Por outro lado, os AAA já são caros por natureza, tanto aqui quanto lá fora. Desse modo, é quase inconcebível para muita gente ter de pagar esse valor um tanto quanto salgado e ainda desembolsar mais alguns trocados para ter acesso a conteúdos extras. A venda de itens in-game enfrenta o mesmo questionamento feito há anos com DLCs.
Essa diferença faz com que a experiência da compra seja completamente oposta entre um título disponível na AppStore e aquele que você tem em seu console. Por mais que o custo em seu cartão de crédito seja o mesmo, o caminho — e o valor — para chegar até ali é um fator muito importante dentro da equação.
Caminho sem volta?
Voltemos à questão que abre este artigo: fazer um jogo é algo muito caro. Basta olhar a quantidade de grandes estúdios fechando as portas ou passando por um período de crise. Não está fácil para ninguém, o que significa que muitas dessas companhias precisam se adaptar e encontrar uma maneira de tornar suas atividades mais rentáveis para evitar o pior.
O antigo diretor-executivo da Electronic Arts, John Riccitiello, conta que a empresa estava em um mau momento em 2007 e que, em conversa com seus funcionários, ele afirmou que se tratava de uma situação quase de vida ou morte para a marca. Segundo ele, ou a EA investia em uma forma de se adaptar às mudanças de mercado e fazer uma mudança radical em suas políticas ou aceitava o encolhimento de mercado e esperava seu fim.

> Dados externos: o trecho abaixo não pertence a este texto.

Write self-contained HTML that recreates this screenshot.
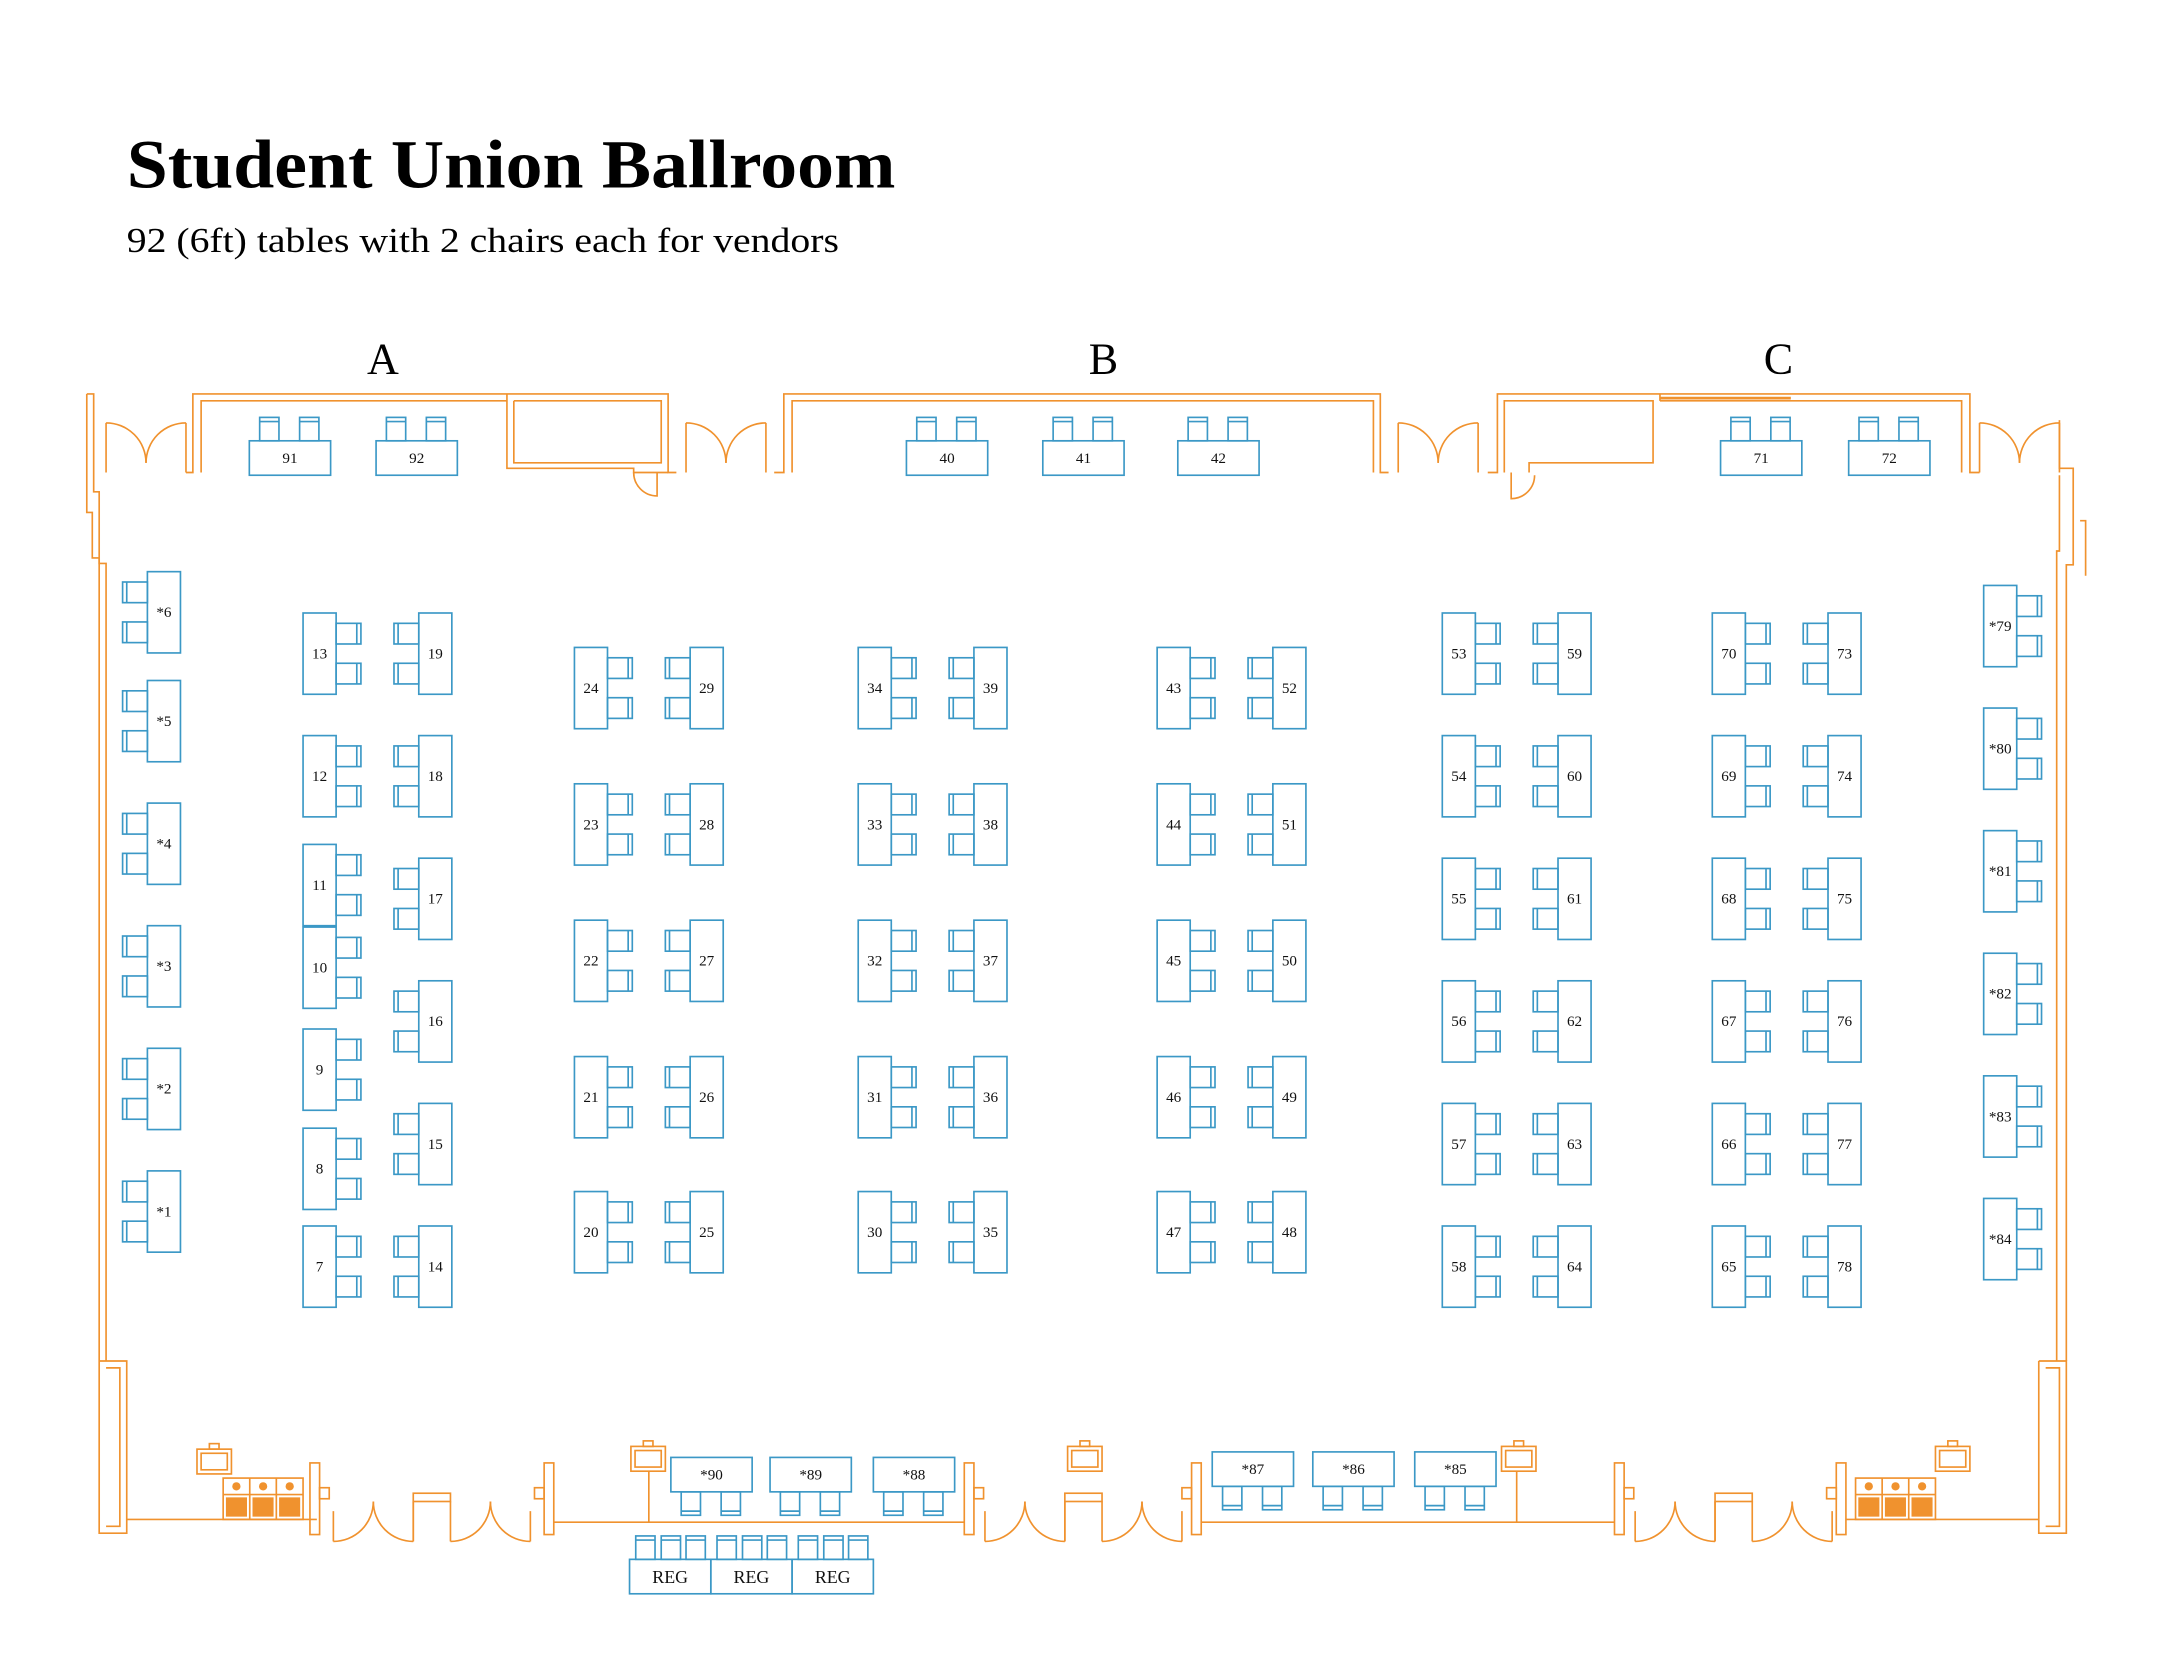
<!DOCTYPE html>
<html><head><meta charset="utf-8"><style>
html,body{margin:0;padding:0;background:#fff;}
svg{display:block;}
.t{fill:none;stroke:#3b98c6;stroke-width:1.2;}
.w{fill:none;stroke:#f0922e;stroke-width:1.2;}
.lb{font-family:"Liberation Serif",serif;font-size:11px;fill:#111;text-anchor:middle;}
.reg{font-family:"Liberation Serif",serif;font-size:13px;fill:#111;text-anchor:middle;}
</style></head><body>
<svg width="2160" height="1669" viewBox="0 0 1568 1211.6" preserveAspectRatio="none" xmlns="http://www.w3.org/2000/svg">
<defs>
<g id="vr" class="t"><rect x="0" y="0" width="24" height="59" fill="#fff"/><rect x="24" y="7.5" width="18" height="15"/><line x1="39" y1="7.5" x2="39" y2="22.5"/><rect x="24" y="36.5" width="18" height="15"/><line x1="39" y1="36.5" x2="39" y2="51.5"/></g>
<g id="vl" class="t"><rect x="0" y="0" width="24" height="59" fill="#fff"/><rect x="-18" y="7.5" width="18" height="15"/><line x1="-15" y1="7.5" x2="-15" y2="22.5"/><rect x="-18" y="36.5" width="18" height="15"/><line x1="-15" y1="36.5" x2="-15" y2="51.5"/></g>
<g id="hu" class="t"><rect x="0" y="0" width="59" height="25"/><rect x="7.5" y="-17" width="14" height="17"/><line x1="7.5" y1="-14" x2="21.5" y2="-14"/><rect x="36.5" y="-17" width="14" height="17"/><line x1="36.5" y1="-14" x2="50.5" y2="-14"/></g>
<g id="hd" class="t"><rect x="0" y="0" width="59" height="25"/><rect x="7.5" y="25" width="14" height="17"/><line x1="7.5" y1="39" x2="21.5" y2="39"/><rect x="36.5" y="25" width="14" height="17"/><line x1="36.5" y1="39" x2="50.5" y2="39"/></g>
<g id="rg" class="t"><rect x="0" y="0" width="59" height="25"/><rect x="4.5" y="-17" width="14" height="17"/><line x1="4.5" y1="-14" x2="18.5" y2="-14"/><rect x="23" y="-17" width="14" height="17"/><line x1="23" y1="-14" x2="37" y2="-14"/><rect x="41" y="-17" width="14" height="17"/><line x1="41" y1="-14" x2="55" y2="-14"/></g>
<g id="dt" class="w"><line x1="0" y1="307" x2="0" y2="343"/><path d="M0 307 A29 29 0 0 1 29 336"/><line x1="58" y1="307" x2="58" y2="343"/><path d="M58 307 A29 29 0 0 0 29 336"/></g>
<g id="db" class="w"><line x1="0" y1="1097" x2="0" y2="1119"/><path d="M0 1119 A29 29 0 0 0 29 1090"/><line x1="58" y1="1090" x2="58" y2="1119"/><path d="M58 1119 A29 29 0 0 1 29 1090"/><rect x="58" y="1084" width="27" height="6"/><line x1="58" y1="1090" x2="58" y2="1119"/><line x1="85" y1="1090" x2="85" y2="1119"/><path d="M85 1119 A29 29 0 0 0 114 1090"/><line x1="143" y1="1097" x2="143" y2="1119"/><path d="M143 1119 A29 29 0 0 1 114 1090"/></g>
<g id="fx" class="w"><rect x="0" y="0" width="25" height="18"/><rect x="3" y="3" width="19" height="12"/><rect x="9" y="-4" width="7" height="4"/></g>
<g id="ob"><rect x="0" y="0" width="58" height="30" class="w"/><line x1="19.3" y1="0" x2="19.3" y2="30" class="w"/><line x1="38.6" y1="0" x2="38.6" y2="30" class="w"/><line x1="0" y1="12" x2="58" y2="12" class="w"/><circle cx="9.6" cy="6" r="3" fill="#f0922e"/><circle cx="29" cy="6" r="3" fill="#f0922e"/><circle cx="48.3" cy="6" r="3" fill="#f0922e"/><rect x="2" y="14" width="15.3" height="14" fill="#f0922e"/><rect x="21.3" y="14" width="15.3" height="14" fill="#f0922e"/><rect x="40.6" y="14" width="15.3" height="14" fill="#f0922e"/></g>
</defs>

<text x="92" y="136" font-family="Liberation Serif,serif" font-weight="bold" font-size="50" textLength="558" lengthAdjust="spacingAndGlyphs" fill="#000">Student Union Ballroom</text>
<text x="92" y="183" font-family="Liberation Serif,serif" font-size="25" textLength="517" lengthAdjust="spacingAndGlyphs" fill="#000">92 (6ft) tables with 2 chairs each for vendors</text>
<text x="278" y="271" font-family="Liberation Serif,serif" font-size="32" text-anchor="middle" fill="#000">A</text>
<text x="801" y="271" font-family="Liberation Serif,serif" font-size="32" text-anchor="middle" fill="#000">B</text>
<text x="1291" y="271" font-family="Liberation Serif,serif" font-size="32" text-anchor="middle" fill="#000">C</text>

<!-- walls -->
<g class="w">
<polyline points="63,286 68,286 68,357 72,357 72,409 77,409 77,988"/>
<polyline points="63,286 63,372 67,372 67,405 72,405 72,988"/>
<polyline points="72,988 72,1113 92,1113 92,988 72,988"/>
<polyline points="77,993 87,993 87,1108 77,1108"/>
<line x1="92" y1="1103" x2="230" y2="1103"/>
<rect x="225" y="1062" width="7" height="52"/><rect x="232" y="1080" width="7" height="8"/>
<polyline points="135,343 140,343 140,286 485,286 485,343 491,343"/>
<polyline points="146,343 146,291 368,291"/>
<polyline points="368,286 368,340 460,340 460,343 485,343"/>
<polyline points="373,291 480,291 480,336 373,336 373,291"/>
<path d="M460 343 A17 17 0 0 0 477 360 L477 343"/>
<polyline points="562,343 569,343 569,286 1002,286 1002,343 1008,343"/>
<polyline points="575,343 575,291 997,291 997,343"/>
<polyline points="1080,343 1087,343 1087,286 1430,286 1430,343 1437,343"/>
<polyline points="1092,343 1092,291 1200,291 1200,336 1110,336 1110,343"/>
<polyline points="1205,291 1424,291 1424,343"/>
<line x1="1205" y1="286" x2="1205" y2="291"/>
<line x1="1205" y1="289" x2="1300" y2="289" stroke-width="2"/>
<path d="M1097 343 L1097 362 A17 17 0 0 0 1114 345"/>
<polyline points="1495,305 1495,340 1505,340 1505,410 1500,410 1500,988"/>
<polyline points="1495,345 1495,400 1493,400 1493,988"/>
<polyline points="1510,378 1514,378 1514,418"/>
<polyline points="1480,988 1500,988 1500,1113 1480,1113 1480,988"/>
<polyline points="1485,993 1495,993 1495,1108 1485,1108"/>
<line x1="1340" y1="1103" x2="1480" y2="1103"/>
<rect x="395" y="1062" width="7" height="52"/><rect x="388" y="1080" width="7" height="8"/>
<line x1="402" y1="1105" x2="700" y2="1105"/>
<rect x="700" y="1062" width="7" height="52"/><rect x="707" y="1080" width="7" height="8"/>
<rect x="865" y="1062" width="7" height="52"/><rect x="858" y="1080" width="7" height="8"/>
<line x1="872" y1="1105" x2="1172" y2="1105"/>
<rect x="1172" y="1062" width="7" height="52"/><rect x="1179" y="1080" width="7" height="8"/>
<rect x="1333" y="1062" width="7" height="52"/><rect x="1326" y="1080" width="7" height="8"/>
<line x1="471" y1="1068" x2="471" y2="1105"/>
<line x1="1101" y1="1068" x2="1101" y2="1105"/>
</g>
<use href="#dt" x="77" y="0"/><use href="#dt" x="498" y="0"/><use href="#dt" x="1015" y="0"/><use href="#dt" x="1437" y="0"/>
<use href="#db" x="242" y="0"/><use href="#db" x="715" y="0"/><use href="#db" x="1187" y="0"/>
<use href="#fx" x="143" y="1052"/><use href="#fx" x="458" y="1050"/><use href="#fx" x="775" y="1050"/><use href="#fx" x="1090" y="1050"/><use href="#fx" x="1405" y="1050"/>
<use href="#ob" x="162" y="1073"/><use href="#ob" x="1347" y="1073"/>

<!-- vertical tables -->
<use href="#vl" x="107" y="415"/><use href="#vl" x="107" y="494"/><use href="#vl" x="107" y="583"/><use href="#vl" x="107" y="672"/><use href="#vl" x="107" y="761"/><use href="#vl" x="107" y="850"/>
<use href="#vr" x="220" y="445"/><use href="#vr" x="220" y="534"/><use href="#vr" x="220" y="613"/><use href="#vr" x="220" y="673"/><use href="#vr" x="220" y="747"/><use href="#vr" x="220" y="819"/><use href="#vr" x="220" y="890"/>
<use href="#vl" x="304" y="445"/><use href="#vl" x="304" y="534"/><use href="#vl" x="304" y="623"/><use href="#vl" x="304" y="712"/><use href="#vl" x="304" y="801"/><use href="#vl" x="304" y="890"/>
<use href="#vr" x="417" y="470"/><use href="#vr" x="417" y="569"/><use href="#vr" x="417" y="668"/><use href="#vr" x="417" y="767"/><use href="#vr" x="417" y="865"/>
<use href="#vl" x="501" y="470"/><use href="#vl" x="501" y="569"/><use href="#vl" x="501" y="668"/><use href="#vl" x="501" y="767"/><use href="#vl" x="501" y="865"/>
<use href="#vr" x="623" y="470"/><use href="#vr" x="623" y="569"/><use href="#vr" x="623" y="668"/><use href="#vr" x="623" y="767"/><use href="#vr" x="623" y="865"/>
<use href="#vl" x="707" y="470"/><use href="#vl" x="707" y="569"/><use href="#vl" x="707" y="668"/><use href="#vl" x="707" y="767"/><use href="#vl" x="707" y="865"/>
<use href="#vr" x="840" y="470"/><use href="#vr" x="840" y="569"/><use href="#vr" x="840" y="668"/><use href="#vr" x="840" y="767"/><use href="#vr" x="840" y="865"/>
<use href="#vl" x="924" y="470"/><use href="#vl" x="924" y="569"/><use href="#vl" x="924" y="668"/><use href="#vl" x="924" y="767"/><use href="#vl" x="924" y="865"/>
<use href="#vr" x="1047" y="445"/><use href="#vr" x="1047" y="534"/><use href="#vr" x="1047" y="623"/><use href="#vr" x="1047" y="712"/><use href="#vr" x="1047" y="801"/><use href="#vr" x="1047" y="890"/>
<use href="#vl" x="1131" y="445"/><use href="#vl" x="1131" y="534"/><use href="#vl" x="1131" y="623"/><use href="#vl" x="1131" y="712"/><use href="#vl" x="1131" y="801"/><use href="#vl" x="1131" y="890"/>
<use href="#vr" x="1243" y="445"/><use href="#vr" x="1243" y="534"/><use href="#vr" x="1243" y="623"/><use href="#vr" x="1243" y="712"/><use href="#vr" x="1243" y="801"/><use href="#vr" x="1243" y="890"/>
<use href="#vl" x="1327" y="445"/><use href="#vl" x="1327" y="534"/><use href="#vl" x="1327" y="623"/><use href="#vl" x="1327" y="712"/><use href="#vl" x="1327" y="801"/><use href="#vl" x="1327" y="890"/>
<use href="#vr" x="1440" y="425"/><use href="#vr" x="1440" y="514"/><use href="#vr" x="1440" y="603"/><use href="#vr" x="1440" y="692"/><use href="#vr" x="1440" y="781"/><use href="#vr" x="1440" y="870"/>

<!-- horizontal tables -->
<use href="#hu" x="181" y="320"/><use href="#hu" x="273" y="320"/><use href="#hu" x="658" y="320"/><use href="#hu" x="757" y="320"/><use href="#hu" x="855" y="320"/><use href="#hu" x="1249" y="320"/><use href="#hu" x="1342" y="320"/>
<use href="#hd" x="487" y="1058"/><use href="#hd" x="559" y="1058"/><use href="#hd" x="634" y="1058"/><use href="#hd" x="880" y="1054"/><use href="#hd" x="953" y="1054"/><use href="#hd" x="1027" y="1054"/>
<use href="#rg" x="457" y="1132"/><use href="#rg" x="516" y="1132"/><use href="#rg" x="575" y="1132"/>

<!-- labels -->
<g class="lb">
<text x="119" y="448">*6</text><text x="119" y="527">*5</text><text x="119" y="616">*4</text><text x="119" y="705">*3</text><text x="119" y="794">*2</text><text x="119" y="883">*1</text>
<text x="232" y="478">13</text><text x="232" y="567">12</text><text x="232" y="646">11</text><text x="232" y="706">10</text><text x="232" y="780">9</text><text x="232" y="852">8</text><text x="232" y="923">7</text>
<text x="316" y="478">19</text><text x="316" y="567">18</text><text x="316" y="656">17</text><text x="316" y="745">16</text><text x="316" y="834">15</text><text x="316" y="923">14</text>
<text x="429" y="503">24</text><text x="429" y="602">23</text><text x="429" y="701">22</text><text x="429" y="800">21</text><text x="429" y="898">20</text>
<text x="513" y="503">29</text><text x="513" y="602">28</text><text x="513" y="701">27</text><text x="513" y="800">26</text><text x="513" y="898">25</text>
<text x="635" y="503">34</text><text x="635" y="602">33</text><text x="635" y="701">32</text><text x="635" y="800">31</text><text x="635" y="898">30</text>
<text x="719" y="503">39</text><text x="719" y="602">38</text><text x="719" y="701">37</text><text x="719" y="800">36</text><text x="719" y="898">35</text>
<text x="852" y="503">43</text><text x="852" y="602">44</text><text x="852" y="701">45</text><text x="852" y="800">46</text><text x="852" y="898">47</text>
<text x="936" y="503">52</text><text x="936" y="602">51</text><text x="936" y="701">50</text><text x="936" y="800">49</text><text x="936" y="898">48</text>
<text x="1059" y="478">53</text><text x="1059" y="567">54</text><text x="1059" y="656">55</text><text x="1059" y="745">56</text><text x="1059" y="834">57</text><text x="1059" y="923">58</text>
<text x="1143" y="478">59</text><text x="1143" y="567">60</text><text x="1143" y="656">61</text><text x="1143" y="745">62</text><text x="1143" y="834">63</text><text x="1143" y="923">64</text>
<text x="1255" y="478">70</text><text x="1255" y="567">69</text><text x="1255" y="656">68</text><text x="1255" y="745">67</text><text x="1255" y="834">66</text><text x="1255" y="923">65</text>
<text x="1339" y="478">73</text><text x="1339" y="567">74</text><text x="1339" y="656">75</text><text x="1339" y="745">76</text><text x="1339" y="834">77</text><text x="1339" y="923">78</text>
<text x="1452" y="458">*79</text><text x="1452" y="547">*80</text><text x="1452" y="636">*81</text><text x="1452" y="725">*82</text><text x="1452" y="814">*83</text><text x="1452" y="903">*84</text>
<text x="210.5" y="336">91</text><text x="302.5" y="336">92</text><text x="687.5" y="336">40</text><text x="786.5" y="336">41</text><text x="884.5" y="336">42</text><text x="1278.5" y="336">71</text><text x="1371.5" y="336">72</text>
<text x="516.5" y="1074">*90</text><text x="588.5" y="1074">*89</text><text x="663.5" y="1074">*88</text><text x="909.5" y="1070">*87</text><text x="982.5" y="1070">*86</text><text x="1056.5" y="1070">*85</text>
</g>
<g class="reg"><text x="486.5" y="1149">REG</text><text x="545.5" y="1149">REG</text><text x="604.5" y="1149">REG</text></g>
</svg>
</body></html>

Para isso, ela apostou muito no formato digital e em diferentes plataformas, além de novos modelos de negócio. É por isso que ela é uma das primeiras grandes distribuidoras a abraçar as microtransações nos AAA.
Outro grande nome que apoia a novidade é Cliff Bleszinski, criador da série Gears of War e uma das referências em termos de tendências de mercado. Segundo ele, essas maneiras de estender a lucratividade de um título são benéficas para o jogador, pois permitem que o game chegue mais barato ao consumidor. Segundo ele, o desenvolvimento é caro e essas medidas alternativas evitam que esse custo seja repassado para o consumidor.
Abraçando o formato
Prova de que as microtransações vieram para ficar é que grandes empresas já adotaram o formato em AAA, como os exemplos citados já confirmaram. E mais do que oferecer extras e maneiras de tornar o progresso mais fácil, algumas companhias transformaram seus blockbusters em jogos gratuitos e adicionaram elementos básicos à loja.
É o caso da Sony com o multiplayer de Uncharted 3: Drake’s Deception. Você pode baixar o jogo diretamente da PSN sem pagar um centavo por isso, mas será preciso desembolsar alguns dólares para acessar os modos cooperativo e competitivo.
Trata-se de uma estratégia simples e eficiente: você tem a falsa sensação de liberdade de que está montando o game à sua maneira quando, na verdade, está pagando muito mais nesses pedaços do que se fosse atrás do título em disco. A vantagem é que essa venda não oferece nenhum desequilíbrio às partidas e pode ser bem econômica para quem quer apenas uma modalidade do multiplayer.
O mesmo acontece com o não tão popular Everybody Dance. O título também passou a ser distribuído de graça, mas completamente vazio. Assim como em Uncharted, isso fazia com que o catálogo completo ficasse muito mais caro que o jogo original, mas é uma ótima alternativa para quem quer apenas uma ou outra faixa.
A verdade é que todos esses games são apenas o início de uma nova tendência que começa a ganhar força na indústria e que certamente estará presente em futuros lançamentos e principalmente na nova geração.